И вот ей пришлось с ним вдвоем тусоваться на этой чертовой вечеринке. Поначалу они оба держались рядом с Ричардом и Сержем, когда на входе их тепло встретила Коринн (в желтой тунике и колье из огромных деревянных бусин), проследила, чтобы им подали выпить, и позвала мужа из соседней комнаты. Борода Фернана Лекле, как и обещал Серж, поражала: белоснежная и вьющаяся, она ложилась ему на грудь, как у мультяшного Санты. Он излучал важность и, казалось, заполнял собой весь холл. «Не стесняйтесь все осматривать», – сказал он, и она сперва не поняла, зачем бы ей понадобилось такое позволение, а потом осознала, что весь дом ломился от поразительных произведений искусства, и гости обнюхивали все углы и задние залы, и даже верхние помещения, чтобы полюбоваться на приобретения Фернана и Коринн. Перед ванной висел Баския; в столовой доминировал портрет из тарелочных осколков Джулиана Шнабеля.
Сперва люди пытались говорить с ней по-английски – Коринн, Серж, немецкий писатель, с которым ее познакомили – но вскоре все уже трещали по-французски, а ей пришлось разговаривать с Джейком. Они оказались на застекленной веранде в задней части дома, куда то и дело заглядывали гости, проверявшие, нет ли здесь чего съедобного или очередного ведерка с шампанским, а может, знаковых кубистических картин.
– Я изучаю его творчество в интернете, – сказал Джейк. – Ричарда. Даже странно, сколько его фотографий мне знакомы, но я не знал, что они его. Ну, которые знаменитые. Тот триптих, я давно им совершенно восхищаюсь. Не представлял, что это Кампо. И, кажется, я видел кое-что с тобой. Да?
Несмотря на бокал в его руке, он теперь выглядел более трезвым, чем в метро. Ей хотелось провалиться.
– На мне было платье в цветочек?
– Нет, ты была рядом с парнем – ты свернулась рядом с ним клубочком на больничной кровати.
Фиона осушила бокал с шампанским, так что защипало в носу.
– Ты спрашиваешь о личном, – сказала она. – Это искусство, но это моя жизнь. Это были мои друзья.
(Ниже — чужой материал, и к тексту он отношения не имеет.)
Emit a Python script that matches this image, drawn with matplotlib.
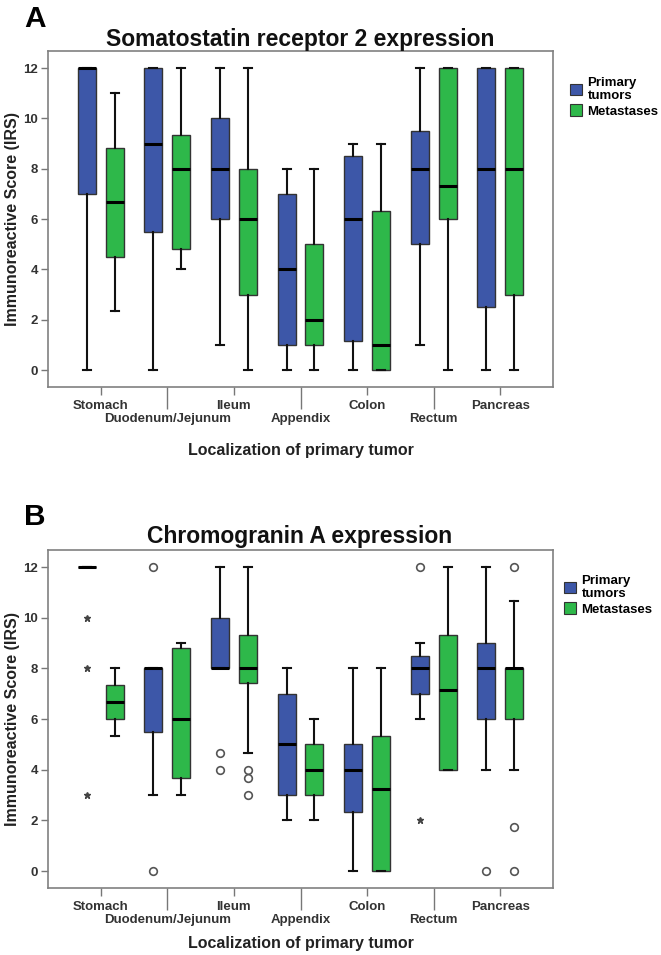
import matplotlib
matplotlib.use("Agg")
import matplotlib.pyplot as plt
from matplotlib.patches import Patch

plt.rcParams['font.family'] = ['Liberation Sans', 'DejaVu Sans']
plt.rcParams['font.weight'] = 'bold'

cats = ["Stomach", "Duodenum/Jejunum", "Ileum", "Appendix", "Colon", "Rectum", "Pancreas"]
groups = ["Primary\ntumors", "Metastases"]

# Panel A: Somatostatin receptor 2
A_prim_whislo = [0, 0, 1, 0, 0, 1, 0]
A_prim_q1 = [7, 5.5, 6, 1, 1.17, 5, 2.5]
A_prim_med = [12, 9, 8, 4, 6, 8, 8]
A_prim_q3 = [12, 12, 10, 7, 8.5, 9.5, 12]
A_prim_whishi = [12, 12, 12, 8, 9, 12, 12]

A_met_whislo = [2.33, 4, 0, 0, 0, 0, 0]
A_met_q1 = [4.5, 4.8, 3, 1, 0, 6, 3]
A_met_med = [6.67, 8, 6, 2, 1, 7.33, 8]
A_met_q3 = [8.83, 9.33, 8, 5, 6.33, 12, 12]
A_met_whishi = [11, 12, 12, 8, 9, 12, 12]

# Panel B: Chromogranin A
B_prim_whislo = [12, 3, 8, 2, 0, 6, 4]
B_prim_q1 = [12, 5.5, 8, 3, 2.33, 7, 6]
B_prim_med = [12, 8, 8, 5, 4, 8, 8]
B_prim_q3 = [12, 8, 10, 7, 5, 8.5, 9]
B_prim_whishi = [12, 8, 12, 8, 8, 9, 12]

B_met_whislo = [5.33, 3, 4.67, 2, 0, 4, 4]
B_met_q1 = [6, 3.67, 7.44, 3, 0, 4, 6]
B_met_med = [6.67, 6, 8, 4, 3.25, 7.17, 8]
B_met_q3 = [7.33, 8.8, 9.33, 5, 5.33, 9.33, 8]
B_met_whishi = [8, 9, 12, 6, 8, 12, 10.67]

# Outliers in panel B (category index, value)
B_prim_circle_cat = [1, 1, 2, 2, 5, 6]
B_prim_circle_val = [12, 0, 4.67, 4, 12, 0]
B_prim_star_cat = [0, 0, 0, 5]
B_prim_star_val = [10, 8, 3, 2]
B_met_circle_cat = [2, 2, 2, 6, 6, 6]
B_met_circle_val = [4, 3.67, 3, 12, 1.75, 0]

BLUE = "#3d57a8"
GREEN = "#2eb84a"
W, H = 661, 955

fig = plt.figure(figsize=(W / 100, H / 100), dpi=100)


def fx(px):
    return px / W


def fy(py):
    return 1 - py / H


def stats(wl, q1, med, q3, wh):
    return [dict(whislo=a, q1=b, med=c, q3=d, whishi=e, fliers=[])
            for a, b, c, d, e in zip(wl, q1, med, q3, wh)]


def draw_panel(ax, prim, met, title_base, xl_base, letter, letter_base, title, leg_xy):
    off, bw = 0.21, 0.27
    for st, sign, col in ((prim, -1, BLUE), (met, 1, GREEN)):
        pos = [i + sign * off for i in range(len(cats))]
        ax.bxp(st, positions=pos, widths=bw, patch_artist=True, showfliers=False,
               boxprops=dict(facecolor=col, edgecolor="#333333", linewidth=1.0),
               medianprops=dict(color="black", linewidth=2.2),
               whiskerprops=dict(color="#111111", linewidth=1.5),
               capprops=dict(color="#111111", linewidth=1.5),
               capwidths=0.12, manage_ticks=False)
    ax.set_xlim(-0.79, 6.79)
    ax.set_ylim(-0.67, 12.68)
    ax.set_yticks(range(0, 13, 2))
    ax.tick_params(axis='y', length=5, width=1, color="#777777", pad=2,
                   labelsize=9.5, labelcolor="#333333")
    ax.set_xticks([0, 2, 4, 6], [cats[i] for i in (0, 2, 4, 6)])
    ax.set_xticks([1, 3, 5], [cats[i] for i in (1, 3, 5)], minor=True)
    ax.tick_params(axis='x', which='major', length=5.8, width=1, color="#777777",
                   pad=3.6, labelsize=9.5, labelcolor="#333333")
    ax.tick_params(axis='x', which='minor', length=15.8, width=1, color="#777777",
                   pad=3.0, labelsize=9.5, labelcolor="#333333")
    for sp in ax.spines.values():
        sp.set_color("#808080")
        sp.set_linewidth(1.2)
    ax.set_ylabel("Immunoreactive Score (IRS)", fontsize=11.5, fontweight='bold',
                  color="#222222")
    ax.yaxis.set_label_coords(-0.056, 0.5)
    fig.text(fx(300), fy(title_base), title, ha='center', va='baseline',
             fontsize=16.5, fontweight='bold', color="#111111")
    fig.text(fx(301), fy(xl_base), "Localization of primary tumor", ha='center',
             va='baseline', fontsize=11.5, fontweight='bold', color="#222222")
    fig.text(fx(24), fy(letter_base), letter, ha='left', va='baseline',
             fontsize=21.5, fontweight='bold', color="black")
    handles = [Patch(facecolor=BLUE, edgecolor="#333333", linewidth=0.8),
               Patch(facecolor=GREEN, edgecolor="#333333", linewidth=0.8)]
    fig.legend(handles, groups, loc='upper left',
               bbox_to_anchor=(fx(leg_xy[0]), fy(leg_xy[1])), frameon=False,
               borderpad=0, handlelength=0.95, handleheight=0.95, handletextpad=0.4,
               labelspacing=0.15,
               prop=dict(family=['Liberation Sans'], weight='bold', size=9.5))


axA = fig.add_axes([fx(48), fy(387), fx(553) - fx(48), fy(51) - fy(387)])
draw_panel(axA,
           stats(A_prim_whislo, A_prim_q1, A_prim_med, A_prim_q3, A_prim_whishi),
           stats(A_met_whislo, A_met_q1, A_met_med, A_met_q3, A_met_whishi),
           46, 455, "A", 27, "Somatostatin receptor 2 expression", (563, 70))

axB = fig.add_axes([fx(48), fy(888), fx(553) - fx(48), fy(550) - fy(888)])
draw_panel(axB,
           stats(B_prim_whislo, B_prim_q1, B_prim_med, B_prim_q3, B_prim_whishi),
           stats(B_met_whislo, B_met_q1, B_met_med, B_met_q3, B_met_whishi),
           543, 948, "B", 525, "Chromogranin A expression", (557, 568))

off = 0.21
axB.plot([c - off for c in B_prim_circle_cat], B_prim_circle_val, 'o', ms=5.5,
         mfc='white', mec='#555555', mew=1.2, ls='none')
axB.plot([c + off for c in B_met_circle_cat], B_met_circle_val, 'o', ms=5.5,
         mfc='white', mec='#555555', mew=1.2, ls='none')
axB.plot([c - off for c in B_prim_star_cat], B_prim_star_val, '*', ms=5,
         color='#444444', ls='none')

fig.savefig("out.png", dpi=100)
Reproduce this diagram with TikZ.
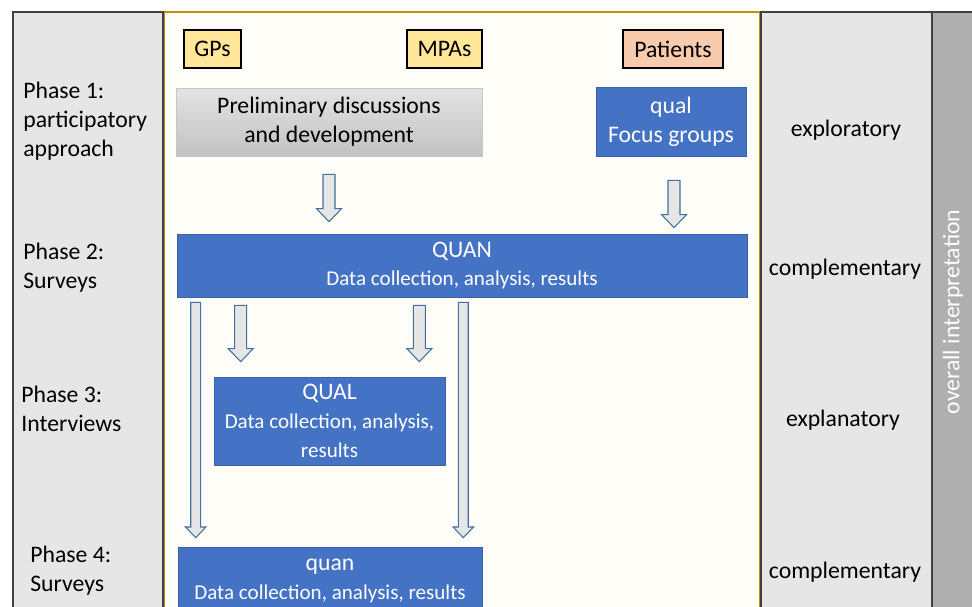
\documentclass[tikz,border=0pt]{standalone}
\usepackage{fontspec}
\setmainfont{Carlito}
\usepackage{tikz}
\usetikzlibrary{calc}
\newcommand{\datafont}{\fontsize{12}{14.5}\selectfont}
\definecolor{sidegray}{HTML}{E7E6E6}
\definecolor{stripgray}{HTML}{AFAFAF}
\definecolor{edgegray}{HTML}{404040}
\definecolor{panelcream}{HTML}{FFFDF8}
\definecolor{panelgold}{HTML}{BF9000}
\definecolor{qblue}{HTML}{4472C4}
\definecolor{groupyellow}{HTML}{FFE699}
\definecolor{grouporange}{HTML}{F8CBAD}
\definecolor{arrowedge}{HTML}{41719C}
\tikzset{
  every node/.style={font=\fontsize{13.5}{16.5}\selectfont},
  group/.style={draw=black, line width=0.8pt, minimum height=0.76cm, inner sep=0pt},
  method/.style={fill=qblue, draw=qblue!85!black, text=white, align=center, inner sep=0pt},
  phase/.style={anchor=west, align=left, inner sep=0pt},
  fatarrow/.style={draw=arrowedge, fill=sidegray, line width=0.6pt, line join=miter},
}
% block arrow straight down from #2 to the height of #3
\newcommand{\blockarrow}[3][1]{%
  \draw[fatarrow] let \p1=(#2), \p2=(#3) in
    (\x1-#1*0.12cm,\y1) -- (\x1+#1*0.12cm,\y1) -- (\x1+#1*0.12cm,\y2+#1*0.26cm)
    -- (\x1+#1*0.25cm,\y2+#1*0.26cm) -- (\x1,\y2) -- (\x1-#1*0.25cm,\y2+#1*0.26cm)
    -- (\x1-#1*0.12cm,\y2+#1*0.26cm) -- cycle;}

\begin{document}
\begin{tikzpicture}[x=0.02cm,y=-0.02cm]
\useasboundingbox (0,0) rectangle (972,607);
\clip (0,0) rectangle (972,607);
% columns
\filldraw[fill=panelcream, draw=panelgold, line width=1.2pt] (164,12) rectangle (760,640);
\filldraw[fill=sidegray, draw=edgegray, line width=1.2pt] (13,12) rectangle (163,640);
\filldraw[fill=sidegray, draw=edgegray, line width=1.2pt] (761,12) rectangle (932,640);
\filldraw[fill=stripgray, draw=edgegray, line width=1.2pt] (932,12) rectangle (980,640);

% phases
\node[phase] (ph1) at (23,121) {Phase 1:\\participatory\\approach};
\node[phase] (ph2) at (23,268) {Phase 2:\\Surveys};
\node[phase] (ph3) at (21,409) {Phase 3:\\Interviews};
\node[phase] (ph4) at (30,571) {Phase 4:\\Surveys};

% participants
\node[group, fill=groupyellow, minimum width=1.14cm] (gps) at (212.5,49) {GPs};
\node[group, fill=groupyellow, minimum width=1.5cm] (mpas) at (444.5,49) {MPAs};
\node[group, fill=grouporange, minimum width=2cm] (patients) at (673,49) {Patients};

% study parts
\node[draw=gray!45, top color=gray!22, bottom color=gray!48, align=center, inner sep=0pt,
  minimum width=6.12cm, minimum height=1.36cm] (prelim) at (329,122)
  {Preliminary discussions\\and development};
\node[method, minimum width=3cm, minimum height=1.38cm] (qual) at (671,121.5) {qual\\Focus groups};
\node[method, minimum width=11.4cm, minimum height=1.26cm] (QUAN) at (462,265.5)
  {QUAN\\\datafont Data collection, analysis, results};
\node[method, minimum width=4.62cm, minimum height=1.76cm] (QUAL) at (329.5,421)
  {QUAL\\\datafont Data collection, analysis,\\\datafont results};
\node[method, minimum width=6.08cm, minimum height=1.36cm] (quan) at (330,581)
  {quan\\\datafont Data collection, analysis, results};

% arrows
\blockarrow{[yshift=-0.36cm]prelim.south}{[yshift=0.24cm]QUAN.north}
\blockarrow{[xshift=0.06cm,yshift=-0.48cm]qual.south}{[yshift=0.12cm]QUAN.north}
\blockarrow[0.82]{[xshift=0.36cm,yshift=-0.1cm]QUAN.south -| quan.west}{[yshift=0.18cm]quan.north}
\blockarrow[0.82]{[xshift=-0.38cm,yshift=-0.1cm]QUAN.south -| quan.east}{[yshift=0.18cm]quan.north}
\blockarrow{[xshift=0.54cm,yshift=-0.16cm]QUAN.south -| QUAL.west}{[yshift=0.3cm]QUAL.north}
\blockarrow{[xshift=-0.52cm,yshift=-0.16cm]QUAN.south -| QUAL.east}{[yshift=0.3cm]QUAL.north}

% character of each phase
\node (r1) at (846,130) {exploratory};
\node (r2) at (845,269) {complementary};
\node (r3) at (843,420) {explanatory};
\node (r4) at (845,572) {complementary};
\node[rotate=90, text=white] (overall) at (953,312) {overall interpretation};
\end{tikzpicture}
\end{document}
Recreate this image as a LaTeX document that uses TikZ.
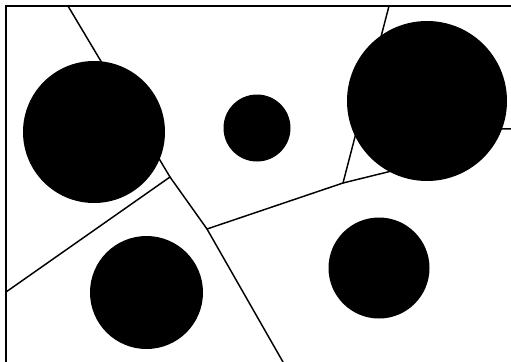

– Я… слушай, я вообще-то ничего не спрашивал. Не думаю, что я задавал вопрос.
– Тоже верно.
– А что ты боялась, что я спрошу?
Она задумалась.
– Ты собирался спросить меня, кто это был, в кровати.
– Эй, хочешь присесть?
– Нет.
Она посмотрела на людей, заглянувших в дверь веранды, но они говорили по-французски и даже не обратили на нее внимания.
– Можно мне… послушай, у меня только один вопрос, и он не об этой фотографии, он о триптихе.
– Господи. Что?
– Извини! Извини. Давай найдем еду.
Она была подавлена событиями, не имевшими никакого отношения к Джейку Остину и его любопытству, но он был подходящим мальчиком для битья. Поэтому она подошла вплотную к нему и заговорила громким голосом:
– Это был Джулиан Эймс. На триптихе. Он был прекрасный человек, актер, и Ричард снял первое фото, когда все было зашибись, а второе – когда Джулиан был в ужасе, потому что знал, что болен, а потом он снял третье, когда он весил примерно сотню фунтов[82]
.– Эй, извини, я…
– Мой брат умер в этой дурацкой больнице, куда его положили родители, где все его боялись и никто не знал, что с ним делать, черт побери, и Джулиан приходил туда каждый день. Он был не круче всех, но он был чутким и чувствовал какие-то вещи лучше других.
– Это ужасно.
– Заткнись. В общем, в половине случаев это было неважно, потому что Нико был в отключке. Мы поняли только в самом конце, что у него была лимфома центральной нервной системы, а эти идиотские врачи не заметили ее и пичкали его стероидами, что было хуже всего. Но сперва это уменьшило опухоль мозга, так что пару дней у него были эти просветы. Он приходил в себя на десять минут, а потом снова проваливался. И вот у него такой просвет, и тут приходит медсестра и стоит в дверях, с таким важным видом, и начинает читать меню. Со мной там был Джулиан, и Нико пришел в себя, и сестра читала: «Спагетти с тефтелями». И Джулиан встает в ногах кровати Нико и повторяет это своим
– Поразительно.
– Нет. Было грустно и ужасно. Это был последний раз, когда мой брат пришел в себя.
– Можно спросить, что с ним случилось? С Джулианом.